* What this task involves: Write the lines out again, from the top of the material to the line containing "const yTicksMinor = [2500,7500,12500,17500,22500];", pictures excluded.

** Start **

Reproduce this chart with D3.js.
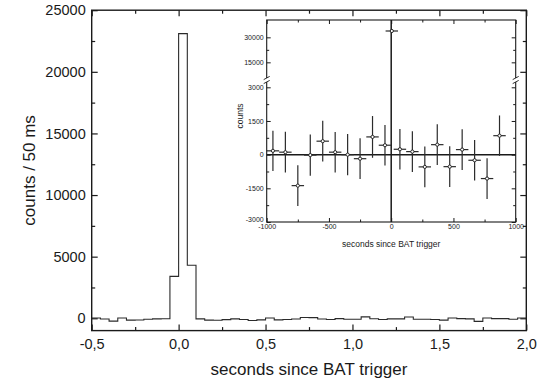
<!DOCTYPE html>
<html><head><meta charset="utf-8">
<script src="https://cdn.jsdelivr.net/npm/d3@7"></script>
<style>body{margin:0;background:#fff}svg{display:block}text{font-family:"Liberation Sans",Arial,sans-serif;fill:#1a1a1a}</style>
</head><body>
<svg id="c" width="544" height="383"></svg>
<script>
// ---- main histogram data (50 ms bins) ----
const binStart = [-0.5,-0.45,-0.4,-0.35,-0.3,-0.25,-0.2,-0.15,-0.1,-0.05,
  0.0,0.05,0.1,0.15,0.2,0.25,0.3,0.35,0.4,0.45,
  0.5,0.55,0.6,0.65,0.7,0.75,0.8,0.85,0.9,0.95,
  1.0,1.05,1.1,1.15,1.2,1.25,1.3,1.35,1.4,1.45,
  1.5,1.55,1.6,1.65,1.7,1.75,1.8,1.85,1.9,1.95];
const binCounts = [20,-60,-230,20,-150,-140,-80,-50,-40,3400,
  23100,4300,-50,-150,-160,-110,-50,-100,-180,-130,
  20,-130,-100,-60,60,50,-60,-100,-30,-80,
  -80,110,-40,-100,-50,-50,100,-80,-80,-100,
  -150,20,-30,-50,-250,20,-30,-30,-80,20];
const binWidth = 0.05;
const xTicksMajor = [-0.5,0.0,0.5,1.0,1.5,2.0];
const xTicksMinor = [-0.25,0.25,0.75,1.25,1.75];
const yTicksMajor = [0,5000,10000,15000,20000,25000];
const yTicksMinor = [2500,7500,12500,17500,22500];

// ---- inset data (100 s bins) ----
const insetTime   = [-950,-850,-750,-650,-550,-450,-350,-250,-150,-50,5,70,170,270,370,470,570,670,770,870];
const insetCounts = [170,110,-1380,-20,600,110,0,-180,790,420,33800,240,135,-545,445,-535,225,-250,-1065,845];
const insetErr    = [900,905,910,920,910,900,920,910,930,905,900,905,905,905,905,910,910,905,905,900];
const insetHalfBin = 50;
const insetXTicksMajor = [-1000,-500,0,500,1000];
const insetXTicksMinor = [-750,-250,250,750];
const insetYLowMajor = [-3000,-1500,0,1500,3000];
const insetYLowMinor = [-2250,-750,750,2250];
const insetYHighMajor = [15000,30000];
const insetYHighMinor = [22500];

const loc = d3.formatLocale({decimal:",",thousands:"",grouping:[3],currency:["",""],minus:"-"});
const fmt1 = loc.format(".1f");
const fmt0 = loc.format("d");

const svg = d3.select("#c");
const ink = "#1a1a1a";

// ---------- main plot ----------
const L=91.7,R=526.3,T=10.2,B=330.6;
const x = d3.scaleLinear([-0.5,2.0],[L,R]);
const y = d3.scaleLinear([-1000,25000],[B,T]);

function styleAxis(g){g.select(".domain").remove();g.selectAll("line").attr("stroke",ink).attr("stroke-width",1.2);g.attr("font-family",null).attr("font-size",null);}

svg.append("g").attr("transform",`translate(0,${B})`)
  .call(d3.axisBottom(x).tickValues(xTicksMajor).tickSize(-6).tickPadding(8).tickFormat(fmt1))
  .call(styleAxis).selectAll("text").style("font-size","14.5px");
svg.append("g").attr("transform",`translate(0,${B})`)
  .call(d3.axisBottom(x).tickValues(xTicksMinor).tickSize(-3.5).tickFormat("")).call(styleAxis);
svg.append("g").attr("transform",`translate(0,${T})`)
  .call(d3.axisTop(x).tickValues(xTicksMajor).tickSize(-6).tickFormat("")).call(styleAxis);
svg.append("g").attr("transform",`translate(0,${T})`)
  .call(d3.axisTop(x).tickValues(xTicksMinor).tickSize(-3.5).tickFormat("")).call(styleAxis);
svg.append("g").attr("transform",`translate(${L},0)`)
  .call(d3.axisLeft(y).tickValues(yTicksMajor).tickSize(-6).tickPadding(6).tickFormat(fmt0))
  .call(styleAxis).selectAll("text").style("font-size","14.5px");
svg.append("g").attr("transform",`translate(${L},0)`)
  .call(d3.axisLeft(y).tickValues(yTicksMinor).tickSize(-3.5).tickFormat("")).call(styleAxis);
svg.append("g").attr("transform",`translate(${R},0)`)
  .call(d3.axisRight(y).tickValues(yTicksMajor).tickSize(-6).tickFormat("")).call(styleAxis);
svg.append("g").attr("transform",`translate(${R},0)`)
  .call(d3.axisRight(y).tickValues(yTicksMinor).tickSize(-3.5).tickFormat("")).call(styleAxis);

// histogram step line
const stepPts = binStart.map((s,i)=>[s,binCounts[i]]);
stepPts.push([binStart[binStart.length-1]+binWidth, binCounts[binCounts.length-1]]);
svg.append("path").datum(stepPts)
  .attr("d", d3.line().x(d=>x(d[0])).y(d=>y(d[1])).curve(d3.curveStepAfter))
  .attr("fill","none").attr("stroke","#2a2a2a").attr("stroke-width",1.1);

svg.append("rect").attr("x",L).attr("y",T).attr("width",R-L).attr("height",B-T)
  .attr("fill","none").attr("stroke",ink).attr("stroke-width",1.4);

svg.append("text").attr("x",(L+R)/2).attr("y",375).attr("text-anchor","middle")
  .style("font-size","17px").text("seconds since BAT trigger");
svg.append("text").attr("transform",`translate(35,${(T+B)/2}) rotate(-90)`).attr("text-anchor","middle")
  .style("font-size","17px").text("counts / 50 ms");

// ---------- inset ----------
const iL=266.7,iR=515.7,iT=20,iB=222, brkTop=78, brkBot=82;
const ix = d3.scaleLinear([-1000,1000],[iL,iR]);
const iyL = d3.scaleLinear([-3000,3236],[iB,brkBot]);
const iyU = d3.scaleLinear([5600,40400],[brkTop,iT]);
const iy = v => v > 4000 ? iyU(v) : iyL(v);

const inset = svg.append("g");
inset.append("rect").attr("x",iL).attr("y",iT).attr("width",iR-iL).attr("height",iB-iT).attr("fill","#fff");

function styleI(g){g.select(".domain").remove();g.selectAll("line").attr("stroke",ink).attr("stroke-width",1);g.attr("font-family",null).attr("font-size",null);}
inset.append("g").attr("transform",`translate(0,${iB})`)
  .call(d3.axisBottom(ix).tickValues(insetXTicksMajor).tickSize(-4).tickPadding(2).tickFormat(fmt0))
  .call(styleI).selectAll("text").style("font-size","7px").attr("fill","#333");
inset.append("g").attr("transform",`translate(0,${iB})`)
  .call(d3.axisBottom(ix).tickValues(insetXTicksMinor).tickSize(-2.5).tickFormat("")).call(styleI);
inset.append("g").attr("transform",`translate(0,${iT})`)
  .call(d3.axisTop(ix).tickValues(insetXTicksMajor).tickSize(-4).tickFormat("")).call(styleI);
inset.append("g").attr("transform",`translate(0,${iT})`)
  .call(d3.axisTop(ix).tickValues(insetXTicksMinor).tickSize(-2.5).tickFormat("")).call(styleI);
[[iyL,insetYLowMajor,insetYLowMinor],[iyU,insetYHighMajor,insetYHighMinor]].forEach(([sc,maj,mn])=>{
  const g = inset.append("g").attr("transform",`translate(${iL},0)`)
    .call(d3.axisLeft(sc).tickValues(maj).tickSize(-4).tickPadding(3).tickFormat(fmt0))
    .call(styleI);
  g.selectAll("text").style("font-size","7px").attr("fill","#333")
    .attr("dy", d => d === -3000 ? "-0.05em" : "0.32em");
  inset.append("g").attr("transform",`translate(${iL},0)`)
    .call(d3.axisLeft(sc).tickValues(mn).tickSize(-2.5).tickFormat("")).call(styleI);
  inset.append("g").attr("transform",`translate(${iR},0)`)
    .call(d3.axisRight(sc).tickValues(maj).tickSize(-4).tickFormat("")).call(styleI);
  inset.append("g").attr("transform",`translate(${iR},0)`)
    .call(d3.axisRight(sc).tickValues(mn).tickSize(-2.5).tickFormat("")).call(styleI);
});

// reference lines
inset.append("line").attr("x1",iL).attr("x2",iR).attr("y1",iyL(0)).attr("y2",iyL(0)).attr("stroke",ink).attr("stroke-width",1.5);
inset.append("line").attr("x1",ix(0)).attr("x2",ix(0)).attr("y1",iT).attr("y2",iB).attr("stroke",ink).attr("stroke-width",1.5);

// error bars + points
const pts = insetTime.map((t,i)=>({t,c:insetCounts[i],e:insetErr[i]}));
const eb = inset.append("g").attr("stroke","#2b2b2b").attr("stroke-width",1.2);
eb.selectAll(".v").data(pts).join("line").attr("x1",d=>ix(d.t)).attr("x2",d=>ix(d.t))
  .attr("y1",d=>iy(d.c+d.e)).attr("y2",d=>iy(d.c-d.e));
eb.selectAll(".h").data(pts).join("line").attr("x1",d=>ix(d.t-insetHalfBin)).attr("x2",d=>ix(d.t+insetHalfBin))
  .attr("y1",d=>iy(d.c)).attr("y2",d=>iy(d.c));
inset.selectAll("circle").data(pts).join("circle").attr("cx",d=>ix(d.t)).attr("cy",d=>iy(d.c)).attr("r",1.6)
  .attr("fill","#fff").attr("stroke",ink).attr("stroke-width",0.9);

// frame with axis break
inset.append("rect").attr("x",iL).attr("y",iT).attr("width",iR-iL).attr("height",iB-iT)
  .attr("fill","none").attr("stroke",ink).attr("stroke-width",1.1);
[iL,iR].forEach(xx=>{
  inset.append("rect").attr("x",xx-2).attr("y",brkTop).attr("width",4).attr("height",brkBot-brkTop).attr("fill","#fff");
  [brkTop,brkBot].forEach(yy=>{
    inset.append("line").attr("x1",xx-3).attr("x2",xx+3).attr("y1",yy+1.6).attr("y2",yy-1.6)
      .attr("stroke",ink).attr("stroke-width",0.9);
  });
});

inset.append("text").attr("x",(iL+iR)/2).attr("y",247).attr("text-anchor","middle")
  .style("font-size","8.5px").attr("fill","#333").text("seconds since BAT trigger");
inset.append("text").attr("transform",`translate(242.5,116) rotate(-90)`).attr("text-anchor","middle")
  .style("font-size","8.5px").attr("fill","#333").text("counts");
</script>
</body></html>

** End **

* Solution to the exercise:
Reproduce this chart with D3.js.
<!DOCTYPE html>
<html><head><meta charset="utf-8">
<script src="https://cdn.jsdelivr.net/npm/d3@7"></script>
<style>body{margin:0;background:#fff}svg{display:block}text{font-family:"Liberation Sans",Arial,sans-serif;fill:#1a1a1a}</style>
</head><body>
<svg id="c" width="544" height="383"></svg>
<script>
// ---- main histogram data (50 ms bins) ----
const binStart = [-0.5,-0.45,-0.4,-0.35,-0.3,-0.25,-0.2,-0.15,-0.1,-0.05,
  0.0,0.05,0.1,0.15,0.2,0.25,0.3,0.35,0.4,0.45,
  0.5,0.55,0.6,0.65,0.7,0.75,0.8,0.85,0.9,0.95,
  1.0,1.05,1.1,1.15,1.2,1.25,1.3,1.35,1.4,1.45,
  1.5,1.55,1.6,1.65,1.7,1.75,1.8,1.85,1.9,1.95];
const binCounts = [20,-60,-230,20,-150,-140,-80,-50,-40,3400,
  23100,4300,-50,-150,-160,-110,-50,-100,-180,-130,
  20,-130,-100,-60,60,50,-60,-100,-30,-80,
  -80,110,-40,-100,-50,-50,100,-80,-80,-100,
  -150,20,-30,-50,-250,20,-30,-30,-80,20];
const binWidth = 0.05;
const xTicksMajor = [-0.5,0.0,0.5,1.0,1.5,2.0];
const xTicksMinor = [-0.25,0.25,0.75,1.25,1.75];
const yTicksMajor = [0,5000,10000,15000,20000,25000];
const yTicksMinor = [2500,7500,12500,17500,22500];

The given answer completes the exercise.